— Problem description —
Return only the lines from the top of the data down to the one that holds "const TEXT = '#1a1a1a';", both included, without any pictures.

— Data section —
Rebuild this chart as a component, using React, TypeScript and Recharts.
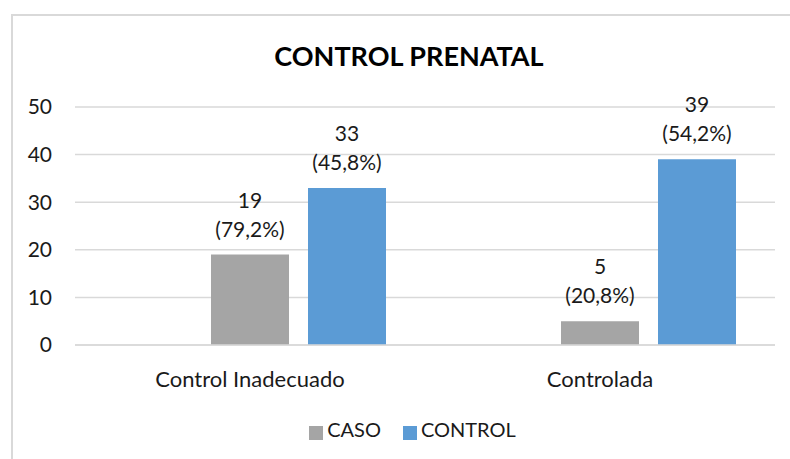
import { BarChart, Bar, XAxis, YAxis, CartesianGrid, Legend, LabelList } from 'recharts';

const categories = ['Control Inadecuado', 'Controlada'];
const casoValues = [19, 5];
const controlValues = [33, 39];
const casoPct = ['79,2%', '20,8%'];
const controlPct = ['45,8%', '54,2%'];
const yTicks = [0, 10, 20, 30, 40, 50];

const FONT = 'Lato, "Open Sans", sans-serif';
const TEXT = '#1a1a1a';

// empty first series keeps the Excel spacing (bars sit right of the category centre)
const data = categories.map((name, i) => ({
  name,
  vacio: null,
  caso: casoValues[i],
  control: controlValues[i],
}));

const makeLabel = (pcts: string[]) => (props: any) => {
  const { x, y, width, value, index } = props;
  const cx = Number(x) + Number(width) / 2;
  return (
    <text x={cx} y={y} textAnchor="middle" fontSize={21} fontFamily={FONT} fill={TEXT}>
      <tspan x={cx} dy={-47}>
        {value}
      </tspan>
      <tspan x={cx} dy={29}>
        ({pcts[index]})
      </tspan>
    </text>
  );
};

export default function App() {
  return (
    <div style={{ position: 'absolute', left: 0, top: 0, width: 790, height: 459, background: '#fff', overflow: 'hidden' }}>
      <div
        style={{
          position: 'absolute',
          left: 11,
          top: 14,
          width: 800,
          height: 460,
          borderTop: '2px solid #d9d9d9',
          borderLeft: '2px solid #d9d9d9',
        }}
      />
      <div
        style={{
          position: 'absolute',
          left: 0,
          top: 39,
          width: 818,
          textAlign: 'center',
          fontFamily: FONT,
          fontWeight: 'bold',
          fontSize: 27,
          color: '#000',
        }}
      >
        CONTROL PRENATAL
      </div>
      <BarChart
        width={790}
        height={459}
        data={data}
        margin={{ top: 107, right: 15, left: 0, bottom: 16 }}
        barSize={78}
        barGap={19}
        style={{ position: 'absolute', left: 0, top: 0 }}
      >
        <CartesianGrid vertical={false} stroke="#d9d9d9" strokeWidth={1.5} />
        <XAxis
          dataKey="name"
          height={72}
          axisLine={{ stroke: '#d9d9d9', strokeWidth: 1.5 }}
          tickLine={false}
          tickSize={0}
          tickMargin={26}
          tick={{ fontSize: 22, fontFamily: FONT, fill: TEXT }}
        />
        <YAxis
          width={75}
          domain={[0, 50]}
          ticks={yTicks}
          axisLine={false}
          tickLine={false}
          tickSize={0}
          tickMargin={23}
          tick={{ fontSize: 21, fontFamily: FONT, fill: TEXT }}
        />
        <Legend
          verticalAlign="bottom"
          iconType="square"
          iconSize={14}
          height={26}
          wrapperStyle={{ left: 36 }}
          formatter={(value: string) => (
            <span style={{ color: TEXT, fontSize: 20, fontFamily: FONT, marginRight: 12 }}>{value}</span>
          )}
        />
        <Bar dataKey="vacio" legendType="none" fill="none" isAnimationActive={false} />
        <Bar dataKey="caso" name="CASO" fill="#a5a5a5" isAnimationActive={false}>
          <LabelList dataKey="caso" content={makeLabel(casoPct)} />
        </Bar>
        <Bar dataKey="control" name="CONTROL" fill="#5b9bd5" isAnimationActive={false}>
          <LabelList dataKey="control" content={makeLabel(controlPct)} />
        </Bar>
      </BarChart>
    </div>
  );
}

— Exercise output —
Rebuild this chart as a component, using React, TypeScript and Recharts.
import { BarChart, Bar, XAxis, YAxis, CartesianGrid, Legend, LabelList } from 'recharts';

const categories = ['Control Inadecuado', 'Controlada'];
const casoValues = [19, 5];
const controlValues = [33, 39];
const casoPct = ['79,2%', '20,8%'];
const controlPct = ['45,8%', '54,2%'];
const yTicks = [0, 10, 20, 30, 40, 50];

const FONT = 'Lato, "Open Sans", sans-serif';
const TEXT = '#1a1a1a';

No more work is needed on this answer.